I do not want most people to write, but I do want
you to do it. The others break my heart, but
you will not. You have a something divine in
you that is not in other men. You have the touch
that heals, not lacerates. And you know the
secret places of our hearts. You know our life—the
outside of it—as the others do—and
the inside of it—which they do not.
You have seen our whole voyage. You have seen
us go to sea, a cloud of sail—and the flag
at the peak; and you see us now, chartless, adrift—derelicts;
battered, water-logged, our sails a ruck of rags, our
pride gone. For it is gone. And there
is nothing in its place. The vanity of life was
all we had, and there is no more vanity left in us.
We are even ashamed of that we had; ashamed that
we trusted the promises of life and builded high—to
come to this!
I did know that Susy was part of us; I did not know
that she could go away; I did not know that she could
go away, and take our lives with her, yet leave our
dull bodies behind. And I did not know what she
was. To me she was but treasure in the bank;
the amount known, the need to look at it daily, handle
it, weigh it, count it, realize it, not necessary;
and now that I would do it, it is too late; they tell
me it is not there, has vanished away in a night,
the bank is broken, my fortune is gone, I am a pauper.
How am I to comprehend this? How am I to have
it? Why am I robbed, and who is benefited?
Ah, well, Susy died at home. She had that privilege.

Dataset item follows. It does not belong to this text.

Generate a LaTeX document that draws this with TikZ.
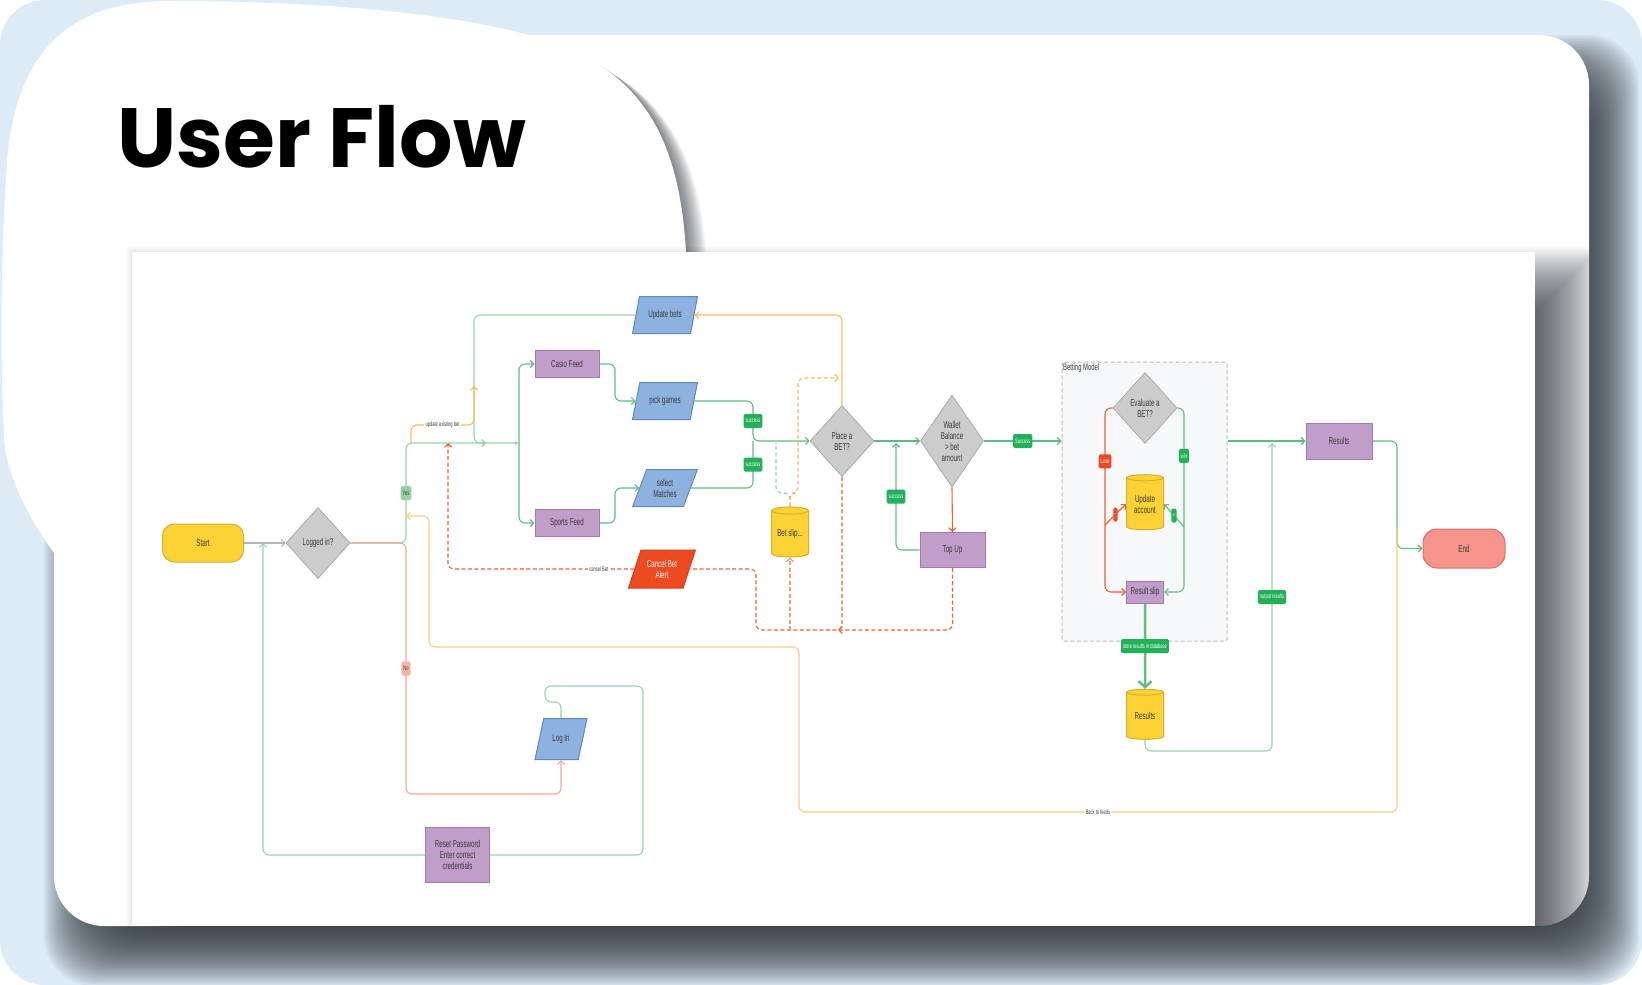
\documentclass[tikz,border=0pt]{standalone}
\usepackage{fontspec}
\usetikzlibrary{arrows.meta,shapes.geometric,calc}
\newfontfamily\dfont{Liberation Sans}[FakeStretch=0.62]
\newfontfamily\tfont{Poppins}
\definecolor{bgblue}{HTML}{DDEBF7}
\definecolor{shadowc}{HTML}{2E343B}
\definecolor{txt}{HTML}{3A3A3A}
\definecolor{yelf}{HTML}{FDD235}
\definecolor{yelb}{HTML}{D9AE2A}
\definecolor{diaf}{HTML}{CDCCCD}
\definecolor{diab}{HTML}{A9A9A9}
\definecolor{purf}{HTML}{C19DC9}
\definecolor{purb}{HTML}{A579AF}
\definecolor{bluf}{HTML}{8DB2E0}
\definecolor{blub}{HTML}{5F88C6}
\definecolor{redf}{HTML}{EE4A22}
\definecolor{redb}{HTML}{D43E19}
\definecolor{endf}{HTML}{F4948B}
\definecolor{endb}{HTML}{D67068}
\definecolor{gl}{HTML}{5FBD7E}
\definecolor{gll}{HTML}{98D4A7}
\definecolor{tagg}{HTML}{22B159}
\definecolor{ol}{HTML}{F9BC5A}
\definecolor{oll}{HTML}{FCCB85}
\definecolor{rl}{HTML}{F0602F}
\definecolor{sl}{HTML}{F5977A}
\definecolor{pl}{HTML}{F6A898}
\definecolor{grl}{HTML}{B5B5B5}
\definecolor{yestagc}{HTML}{94D29B}
\definecolor{notagc}{HTML}{F7B3A6}
\definecolor{bmfill}{HTML}{F7F8FA}
\definecolor{bmdraw}{HTML}{BDBDBD}
\pgfdeclarelayer{bglayer}
\pgfdeclarelayer{edgelayer}
\pgfsetlayers{bglayer,edgelayer,main}
\tikzset{
  lbl/.style={font=\dfont\fontsize{10}{11}\selectfont, text=txt, align=center},
  term/.style={lbl, rectangle, draw=yelb, fill=yelf, rounded corners=12pt, minimum width=81pt, minimum height=38pt, line width=1pt},
  endterm/.style={term, draw=endb, fill=endf, minimum width=82pt, minimum height=39pt, rounded corners=14pt},
  dec/.style={lbl, diamond, draw=diab, fill=diaf, line width=0.8pt, inner sep=0pt, minimum width=64pt, minimum height=71pt},
  proc/.style={lbl, rectangle, draw=purb, fill=purf, line width=1pt, minimum width=64pt, minimum height=27pt, inner sep=1pt},
  io/.style={lbl, trapezium, trapezium left angle=64, trapezium right angle=116, trapezium stretches=true, draw=blub, fill=bluf, line width=1pt, minimum width=65pt, minimum height=37pt, inner sep=0pt},
  db/.style={lbl, cylinder, shape border rotate=90, aspect=0.28, draw=yelb, fill=yelf, line width=1pt, minimum width=37pt, minimum height=50pt, inner sep=0pt},
  bmbox/.style={rectangle, draw=bmdraw, fill=bmfill, line width=1pt, dash pattern=on 4pt off 2.5pt, minimum width=165pt, minimum height=279pt, rounded corners=2pt},
  tag/.style={font=\dfont\fontsize{6.5}{7}\selectfont, text=white, fill=tagg, rounded corners=1.5pt, inner xsep=2pt, inner ysep=1pt, minimum height=14pt},
  wlab/.style={font=\dfont\fontsize{6.5}{7}\selectfont, text=txt, fill=white, inner sep=1.5pt},
  conn/.style={line width=1.1pt, rounded corners=6pt},
  dsh/.style={dash pattern=on 4pt off 2.5pt},
}
\begin{document}
\begin{tikzpicture}[x=1pt,y=-1pt, >={Straight Barb[length=3.5pt,width=7pt]}]
\useasboundingbox (0,0) rectangle (1642,985);
\begin{pgfonlayer}{bglayer}
\fill[white] (0,0) rectangle (1642,985);
\fill[bgblue, rounded corners=45pt] (0,0) rectangle (1642,985);
% card shadow
\begin{scope}
\clip[rounded corners=45pt] (0,0) rectangle (1642,985);
\foreach \i in {0,...,30} {
  \fill[shadowc, opacity=0.06, rounded corners=50pt] ({44+2*\i},{35+2*\i}) rectangle ({1639-2*\i},{986-2*\i});
}
\end{scope}
% card
\fill[white, rounded corners=50pt] (54,35) rectangle (1589,926);
% blob shadow
\begin{scope}
\clip[rounded corners=50pt] (54,35) rectangle (1589,926);
\foreach \i in {1,...,24} {
  \fill[shadowc, opacity=0.03, shift={({\i*0.9},{\i*0.6})}] (700,400) -- (686,252) .. controls (680,150) and (650,80) .. (560,45) .. controls (480,15) and (330,1) .. (170,1) .. controls (70,1) and (20,50) .. (8,150) .. controls (0,250) and (0,380) .. (5,450) .. controls (20,520) and (70,580) .. (140,650) -- (700,650) -- cycle;
}
\end{scope}
% blob
\fill[white] (700,400) -- (686,252) .. controls (680,150) and (650,80) .. (560,45) .. controls (480,15) and (330,1) .. (170,1) .. controls (70,1) and (20,50) .. (8,150) .. controls (0,250) and (0,380) .. (5,450) .. controls (20,520) and (70,580) .. (140,650) -- (700,650) -- cycle;
% panel shadow
\begin{scope}
\clip[rounded corners=50pt] (54,35) rectangle (1589,926);
\foreach \i in {0,...,35} {
  \fill[shadowc, opacity=0.035] ({127+2*\i},{247+2*\i}) rectangle ({1600-2*\i},{991-2*\i});
}
\end{scope}
% panel
\fill[white] (132,252) rectangle (1535,926);
\end{pgfonlayer}

% title
\node[anchor=base west, inner sep=0pt, font=\tfont\bfseries\fontsize{84}{88}\selectfont, text=black] (title) at (117,167) {User Flow};

% nodes
\node[term] (start) at (203,543) {Start};
\node[dec] (logged) at (318,543) {Logged in?};
\node[io] (updbets) at (665,315) {Update bets};
\node[proc] (casio) at (567,364) {Casio Feed};
\node[io] (pick) at (665,401) {pick games};
\node[io] (selm) at (665,488) {select\\Matches};
\node[proc] (sports) at (567,523) {Sports Feed};
\node[io, fill=redf, draw=redb, text=white, minimum width=67pt, minimum height=38pt] (cancel) at (662,569) {Cancel Bet\\Alert};
\node[db] (betslip) at (790,534) {Bet slip...};
\node[dec] (place) at (842,441) {Place a\\BET?};
\node[dec, minimum width=63pt, minimum height=92pt, aspect=0.7] (wallet) at (952,441) {Wallet\\Balance\\> bet\\amount};
\node[proc, minimum width=65pt, minimum height=35pt] (topup) at (952.5,550) {Top Up};
\node[dec] (eval) at (1145,408) {Evaluate a\\BET?};
\node[db, minimum height=55pt] (updacc) at (1145,504) {Update\\account};
\node[proc, minimum width=37pt, minimum height=22pt] (rslip) at (1145,592) {Result slip};
\node[db] (resdb) at (1145,716) {Results};
\node[proc, minimum width=66pt, minimum height=36pt] (results) at (1339,441) {Results};
\node[endterm] (end) at (1464,548.5) {End};
\node[io, minimum width=52pt, minimum height=41pt] (login) at (561,739) {Log In};
\node[proc, minimum width=64pt, minimum height=55pt] (reset) at (457.5,855) {Reset Password\\Enter correct\\credentials};

% junction coordinates
\coordinate (jl) at (406,543);
\coordinate (jyes) at (406,443);
\coordinate (split) at (519,443);
\coordinate (ubin) at (486,443);
\coordinate (uex) at (411,443);
\coordinate (uextip) at (474,386);
\coordinate (sjoin) at (753,441);
\coordinate (bsj) at (790,493);
\coordinate (bsg) at (776,441);
\coordinate (bso) at (839,378);
\coordinate (tupin) at (896,443);
\coordinate (dj) at (838,630);
\coordinate (pj) at (842,630);
\coordinate (bsb) at (790,630);
\coordinate (cfeed) at (448,443);
\coordinate (lj) at (1105,525);
\coordinate (wj) at (1184,527);
\coordinate (outin) at (1272,443);
\coordinate (bk) at (1397,527);
\coordinate (bktip) at (406,516);
\coordinate (rtip) at (263,543);

\begin{pgfonlayer}{edgelayer}
\node[bmbox] (bm) at (1144.5,501.5) {};
\node[anchor=north west, inner sep=1.5pt, font=\dfont\fontsize{9.5}{10}\selectfont, text=txt] (bmlabel) at (bm.north west) {Betting Model};
\draw[conn, draw=grl, ->] (start.east) -- (logged.west);
\draw[conn, draw=gll, -{Latex[length=4pt,width=4pt]}] (logged.east) -- (jl) -- node[tag, fill=yestagc, text=txt]{Yes} (jyes) -- (split);
\draw[conn, draw=pl, ->] (logged.east) -- (jl) -- node[tag, fill=notagc, text=txt]{No} (406,794) -| (login.south);
\draw[conn, draw=gl, ->] (split) |- (casio.west);
\draw[conn, draw=gl, ->] (split) |- (sports.west);
\draw[conn, draw=gll, ->] (updbets.west) -| (474,443) -- (ubin);
\draw[conn, draw=ol, ->] (uex) -- (411,425) -- node[wlab]{update existing bet} (474,425) -- (uextip);
\draw[conn, draw=gl, ->] (casio.east) -- (615,364) -- (615,401) -- (pick.west);
\draw[conn, draw=gl, ->] (sports.east) -- (615,523) -- (615,488) -- (selm.west);
\draw[conn, draw=gl, ->] (pick.east) -- (753,401) -- node[tag]{success} (sjoin) -- (place.west);
\draw[conn, draw=gl] (selm.east) -- (753,488) -- node[tag]{success} (sjoin);
\draw[conn, draw=gll, dsh] (betslip.north) -- (bsj) -- (776,493) -- (bsg);
\draw[conn, draw=ol, dsh, ->] (betslip.north) -- (bsj) -- (798,493) -- (798,378) -- (bso);
\draw[conn, draw=ol, ->] (place.north) |- (updbets.east);
\draw[conn, draw=gl, ->] (place.east) -- (wallet.west);
\draw[conn, draw=rl, ->] (wallet.south) -- (topup.north);
\draw[conn, draw=gl, ->] (topup.west) -| node[tag, pos=0.75]{success} (tupin);
\draw[conn, draw=gl, ->] (wallet.east) -- node[tag]{Success} (bm.west |- wallet.east);
\draw[conn, draw=rl, dsh, ->] (topup.south) |- (dj);
\draw[conn, draw=rl, dsh] (place.south) -- (pj) -- (756,630) -- (756,569) -- (cancel.east);
\draw[conn, draw=sl, dsh, ->] (bsb) -- (betslip.south);
\draw[conn, draw=rl, dsh, ->] (cancel.west) -- node[wlab, pos=0.19]{cancel Bet} (448,569) -- (cfeed);
% betting model
\draw[conn, draw=rl, ->] (eval.west) -- (1105,408) -- node[tag, fill=redf, pos=0.29]{Lose} (1105,592) -- (rslip.west);
\draw[conn, draw=rl, ->] (lj) -- node[tag, fill=redf, inner xsep=1.5pt]{-} (updacc.west);
\draw[conn, draw=gl, ->] (eval.east) -- (1184,408) -- node[tag, pos=0.26]{win} (1184,592) -- (rslip.east);
\draw[conn, draw=gl, ->] (wj) -- node[tag, inner xsep=1.5pt]{+} (updacc.east);
\draw[conn, draw=gl, line width=2.5pt, -{Straight Barb[length=6pt,width=13pt]}] (rslip.south) -- node[tag]{store results in database} (resdb.north);
\draw[conn, draw=gll, ->] (resdb.south) -- (1145,751) -| node[tag, pos=0.75]{output results} (outin);
\draw[conn, draw=gl, ->] (bm.east |- results.west) -- (results.west);
\draw[conn, draw=gl, ->] (results.east) -- (1397,441) |- (end.west);
\draw[conn, draw=oll, ->] (bk) -- (1397,812) -- node[wlab]{Back to feeds} (799,812) -- (799,647) -- (429,647) -- (429,516) -- (bktip);
% login loop
\draw[conn, draw=gll] (login.north) -- ++(0,-16) -- ++(-16,0) |- (643,686) |- (reset.east);
\draw[conn, draw=gll, ->] (reset.west) -| (rtip);
\end{pgfonlayer}
\end{tikzpicture}
\end{document}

Her dying eyes rested upon nothing that was strange
to them, but only upon things which they had known
and loved always and which had made her young years
glad; and she had you, and Sue, and Katy, and John,
and Ellen. This was happy fortune—I
am thankful that it was vouchsafed to her. If
she had died in another house-well, I think I could
not have borne that. To us, our house was not
unsentient matter—it had a heart, and a
soul, and eyes to see us with; and approvals, and
solicitudes, and deep sympathies; it was of us, and
we were in its confidence, and lived in its grace and
in the peace of its benediction. We never came
home from an absence that its face did not light up
and speak out its eloquent welcome—and we
could not enter it unmoved. And could we now,
oh, now, in spirit we should enter it unshod.